How can organizations leverage this knowledge, to provide people with a steady community experience, while using the benefits of a community to meet strategic goals? Anca and Aragon offer some ideas:

  1. Allow employees to build common creative projects, and invite participation from across the board. The goal would be to solve an existing organizational problem. Everis, a data company, issues innovation challenges related to their strategic plans, and invites employees to vote for the best plans. Project teams are then formed to execute them.
  2. Make community organizing a formal task. One of the key objectives of people management is to help employees find their space at workplace. So how can managers help create communities which people can volunteer to participate in? How can these be devoid of origin identities? Build them based on shared leisure activities, skill-based learning, etc.

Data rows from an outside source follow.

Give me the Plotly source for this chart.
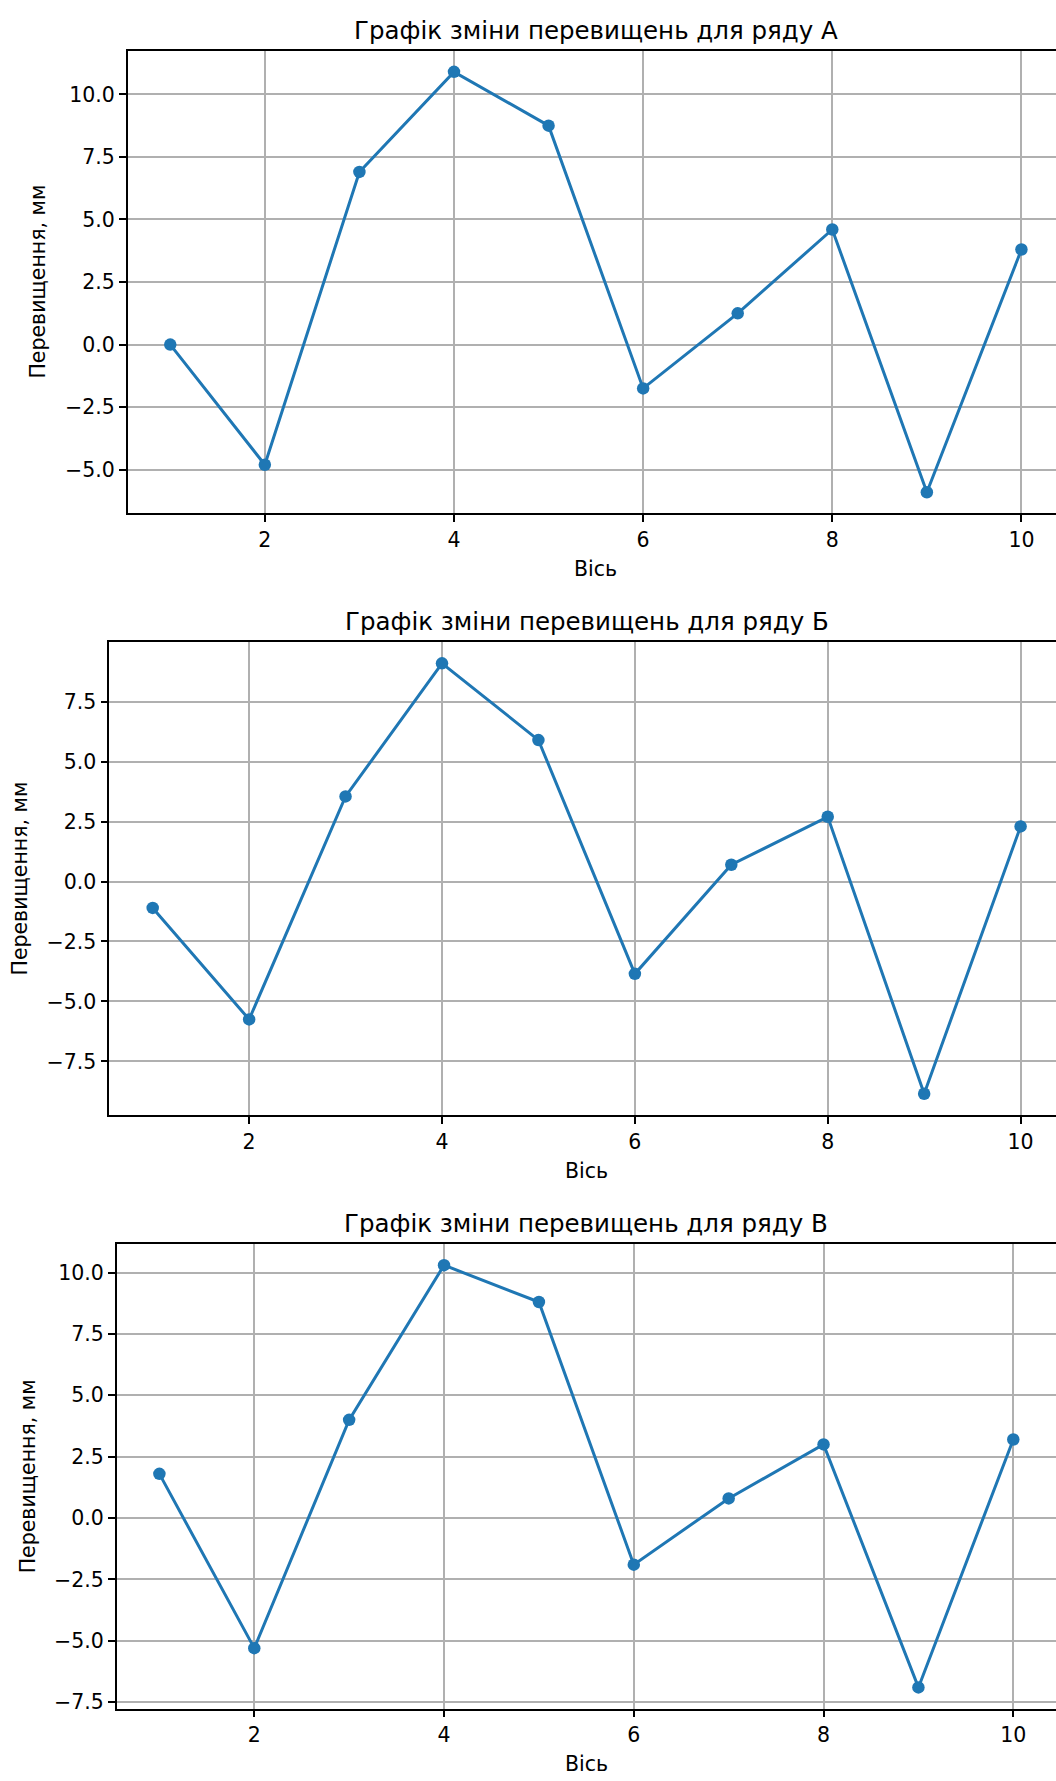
import plotly.graph_objects as go

# ---- data ----
axis_points = [1, 2, 3, 4, 5, 6, 7, 8, 9, 10]
series_a = [0.0, -4.8, 6.9, 10.9, 8.75, -1.75, 1.25, 4.6, -5.9, 3.8]
series_b = [-1.1, -5.75, 3.55, 9.1, 5.9, -3.85, 0.7, 2.7, -8.85, 2.3]
series_c = [1.8, -5.3, 4.0, 10.3, 8.8, -1.9, 0.8, 3.0, -6.9, 3.2]
titles = ["Графік зміни перевищень для ряду А",
          "Графік зміни перевищень для ряду Б",
          "Графік зміни перевищень для ряду В"]
x_label = "Вісь"
y_label = "Перевищення, мм"

W, H = 1056, 1781
FONT = "DejaVu Sans"
BLUE = "#1f77b4"
TICK_SIZE = 20.5
TITLE_SIZE = 24.5

# panel geometry in pixels (left, right(beyond crop), top, bottom, ylabel x)
panels = [
    dict(L=127.7, R=1064.0, T=51.0, B=515.0, YL=38.5),
    dict(L=109.3, R=1064.0, T=644.0, B=1119.0, YL=20.0),
    dict(L=116.7, R=1056.0, T=1248.3, B=1714.3, YL=28.0),
]
series = [series_a, series_b, series_c]

fig = go.Figure()
annotations = []
layout_axes = {}

xmin_d, xmax_d = min(axis_points), max(axis_points)
xpad = 0.05 * (xmax_d - xmin_d)
x0, x1 = xmin_d - xpad, xmax_d + xpad

for i, (p, ys) in enumerate(zip(panels, series)):
    n = "" if i == 0 else str(i + 1)
    fig.add_trace(go.Scatter(
        x=axis_points, y=ys, mode="lines+markers",
        line=dict(color=BLUE, width=3.0),
        marker=dict(color=BLUE, size=12.5),
        xaxis="x" + n, yaxis="y" + n, showlegend=False, cliponaxis=False,
    ))
    ymin, ymax = min(ys), max(ys)
    ypad = 0.05 * (ymax - ymin)
    xr_end = x0 + (x1 - x0) * (W - p["L"]) / (p["R"] - p["L"])
    common = dict(
        showgrid=True, gridcolor="#b0b0b0", gridwidth=1.6,
        zeroline=False, showline=True, linecolor="#000000", linewidth=1.6,
        ticks="outside", ticklen=7, tickwidth=1.6, tickcolor="#000000",
        tickfont=dict(family=FONT, size=TICK_SIZE, color="#000000"),
    )
    layout_axes["xaxis" + n] = dict(
        common, domain=[p["L"] / W, 1.0], range=[x0, xr_end],
        anchor="y" + n, tick0=0, dtick=2, mirror=True,
    )
    layout_axes["yaxis" + n] = dict(
        common, domain=[1 - p["B"] / H, 1 - p["T"] / H],
        range=[ymin - ypad, ymax + ypad], anchor="x" + n,
        tick0=0, dtick=2.5, tickformat=".1f",
    )
    cx = (p["L"] + p["R"]) / 2
    annotations.append(dict(
        text=titles[i], x=cx / W, y=1 - (p["T"] - 20.5) / H,
        xref="paper", yref="paper", xanchor="center", yanchor="middle",
        showarrow=False, font=dict(family=FONT, size=TITLE_SIZE, color="#000000"),
    ))
    annotations.append(dict(
        text=x_label, x=cx / W, y=1 - (p["B"] + 55.5) / H,
        xref="paper", yref="paper", xanchor="center", yanchor="middle",
        showarrow=False, font=dict(family=FONT, size=TICK_SIZE, color="#000000"),
    ))
    annotations.append(dict(
        text=y_label, x=p["YL"] / W, y=1 - ((p["T"] + p["B"]) / 2) / H,
        xref="paper", yref="paper", xanchor="center", yanchor="middle",
        textangle=-90, showarrow=False,
        font=dict(family=FONT, size=TICK_SIZE, color="#000000"),
    ))

fig.update_layout(
    width=W, height=H, margin=dict(l=0, r=0, t=0, b=0),
    paper_bgcolor="white", plot_bgcolor="white",
    annotations=annotations, showlegend=False, **layout_axes,
)

fig.write_html(
    "out.html",
    config={"displayModeBar": False},
    post_script="document.body.style.margin='0';document.body.style.padding='0';"
                "document.body.style.overflow='hidden';"
                "document.documentElement.style.overflow='hidden';",
)
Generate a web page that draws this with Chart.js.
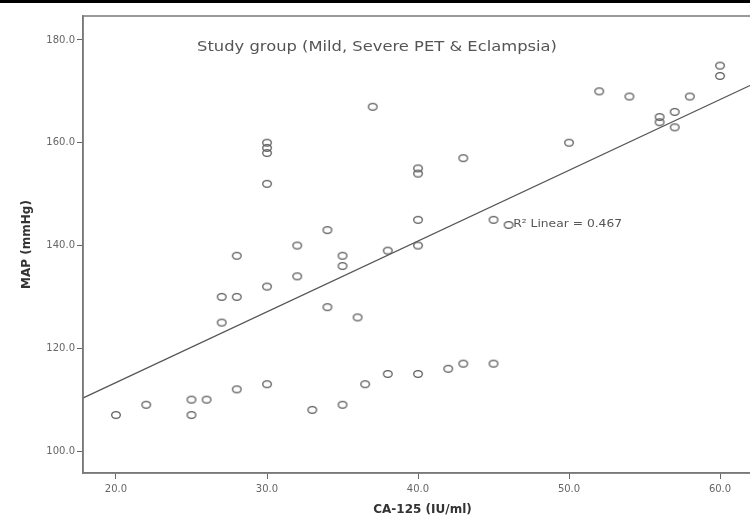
<!DOCTYPE html>
<html>
<head>
<meta charset="utf-8">
<script src="https://cdn.jsdelivr.net/npm/chart.js@4/dist/chart.umd.min.js"></script>
<style>
  html, body { margin: 0; padding: 0; background: #fff; overflow: hidden; }
  #topbar { position: absolute; left: 0; top: 0; width: 750px; height: 3px; background: #000; z-index: 2; }
  #wrap { position: absolute; left: 0; top: 0; width: 770px; height: 517px; }
</style>
</head>
<body>
<div id="topbar"></div>
<div id="wrap"><canvas id="scatter" width="770" height="517"></canvas></div>
<script>
// CA-125 (IU/ml) vs MAP (mmHg)
const ca125 = [20, 22, 25, 25, 26, 27, 27, 28, 28, 28,
               30, 30, 30, 30, 30, 30, 32, 32, 33, 34,
               34, 35, 35, 35, 36, 36.5, 37, 38, 38, 40,
               40, 40, 40, 40, 42, 43, 43, 45, 45, 46,
               50, 52, 54, 56, 56, 57, 57, 58, 60, 60];
const map = [107, 109, 110, 107, 110, 130, 125, 138, 130, 112,
             160, 159, 158, 152, 132, 113, 140, 134, 108, 143,
             128, 138, 136, 109, 126, 113, 167, 139, 115, 155,
             154, 145, 140, 115, 116, 157, 117, 145, 117, 144,
             160, 170, 169, 165, 164, 166, 163, 169, 175, 173];
const xTicks = [20, 30, 40, 50, 60];
const yTicks = [100, 120, 140, 160, 180];
const r2 = 0.467;
const groupLabel = 'Study group (Mild, Severe PET & Eclampsia)';

const X_MIN = 17.815, X_MAX = 62.78;
const Y_MIN = 95.72, Y_MAX = 184.67;

// least squares fit line
const n = ca125.length;
const mx = ca125.reduce((a, b) => a + b, 0) / n;
const my = map.reduce((a, b) => a + b, 0) / n;
let sxy = 0, sxx = 0;
for (let i = 0; i < n; i++) {
  sxy += (ca125[i] - mx) * (map[i] - my);
  sxx += (ca125[i] - mx) ** 2;
}
const slope = sxy / sxx;
const icpt = my - slope * mx;
const fitLine = [X_MIN - 1, X_MAX + 1].map(x => ({ x: x, y: icpt + slope * x }));

const points = ca125.map((x, i) => ({ x: x, y: map[i] }));

// slightly flattened open circle, like the SPSS marker
const marker = document.createElement('canvas');
marker.width = 12; marker.height = 10;
(function () {
  const c = marker.getContext('2d');
  c.strokeStyle = '#5a5a5a';
  c.lineWidth = 1.3;
  c.beginPath();
  c.ellipse(6, 5, 4.3, 3.4, 0, 0, Math.PI * 2);
  c.stroke();
})();

const tickFont = { family: 'DejaVu Sans', size: 10 };

function stretchedText(ctx, text, x, y, sx) {
  ctx.save();
  ctx.translate(x, y);
  ctx.scale(sx, 1);
  ctx.fillText(text, 0, 0);
  ctx.restore();
}

const annotations = {
  id: 'annotations',
  afterDraw(chart) {
    const { ctx, chartArea: a, scales } = chart;
    ctx.save();
    // frame round the plot
    ctx.strokeStyle = '#7a7a7a';
    ctx.lineWidth = 1.5;
    ctx.strokeRect(a.left, a.top, a.right - a.left, a.bottom - a.top);
    // group label inside the plot
    ctx.fillStyle = '#555';
    ctx.font = '13.5px "DejaVu Sans"';
    ctx.textAlign = 'center';
    ctx.textBaseline = 'middle';
    stretchedText(ctx, groupLabel, 377, a.top + 31, 1.21);
    // R squared label next to the fit line
    ctx.font = '10px "DejaVu Sans"';
    ctx.textAlign = 'left';
    stretchedText(ctx, 'R\u00B2 Linear = ' + r2.toFixed(3),
      scales.x.getPixelForValue(46.3), scales.y.getPixelForValue(144.2), 1.23);
    ctx.restore();
  }
};

new Chart(document.getElementById('scatter').getContext('2d'), {
  type: 'scatter',
  data: {
    datasets: [
      {
        label: 'MAP',
        data: points,
        pointStyle: marker,
        pointRadius: 4,
      },
      {
        type: 'line',
        label: 'Fit',
        data: fitLine,
        borderColor: '#555',
        borderWidth: 1.2,
        pointRadius: 0,
        fill: false,
      }
    ]
  },
  options: {
    responsive: false,
    animation: false,
    events: [],
    layout: { padding: { top: 16, right: 8, left: 0, bottom: 0 } },
    plugins: {
      legend: { display: false },
      tooltip: { enabled: false }
    },
    scales: {
      x: {
        type: 'linear',
        min: X_MIN,
        max: X_MAX,
        afterBuildTicks: axis => { axis.ticks = xTicks.map(v => ({ value: v })); },
        afterFit: axis => { axis.height = 44; },
        ticks: { color: '#666', font: tickFont, padding: 4, callback: v => v.toFixed(1) },
        grid: { drawOnChartArea: false, drawTicks: true, tickLength: 6, color: '#666' },
        border: { display: true, color: '#7a7a7a', width: 1.5 },
        title: {
          display: true,
          text: 'CA-125 (IU/ml)',
          color: '#333',
          font: { family: 'DejaVu Sans', size: 12, weight: 'bold' },
          padding: { top: 0, bottom: 0 }
        }
      },
      y: {
        type: 'linear',
        min: Y_MIN,
        max: Y_MAX,
        afterBuildTicks: axis => { axis.ticks = yTicks.map(v => ({ value: v })); },
        afterFit: axis => { axis.width = 83; },
        ticks: { color: '#666', font: tickFont, padding: 2, callback: v => v.toFixed(1) },
        grid: { drawOnChartArea: false, drawTicks: true, tickLength: 6, color: '#666' },
        border: { display: true, color: '#7a7a7a', width: 1.5 },
        title: {
          display: true,
          text: 'MAP (mmHg)',
          color: '#333',
          font: { family: 'DejaVu Sans', size: 12, weight: 'bold' },
          padding: { top: 20, bottom: 0 }
        }
      }
    }
  },
  plugins: [annotations]
});
</script>
</body>
</html>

  3. Build an inclusive organizational culture, such that people consistently feel like they are part of a bigger picture. For example, build cultures of purpose, of open space collaboration. Or even one where there is no hierarchy – Valve Corporation has done so.

Whether temporary or permanent, communities help companies leverage employees’ diverse strengths and motivations. When created consciously, these structures help employees move out of their comfort zones and form cross-organizational ties that benefit both parties. Why not try and see?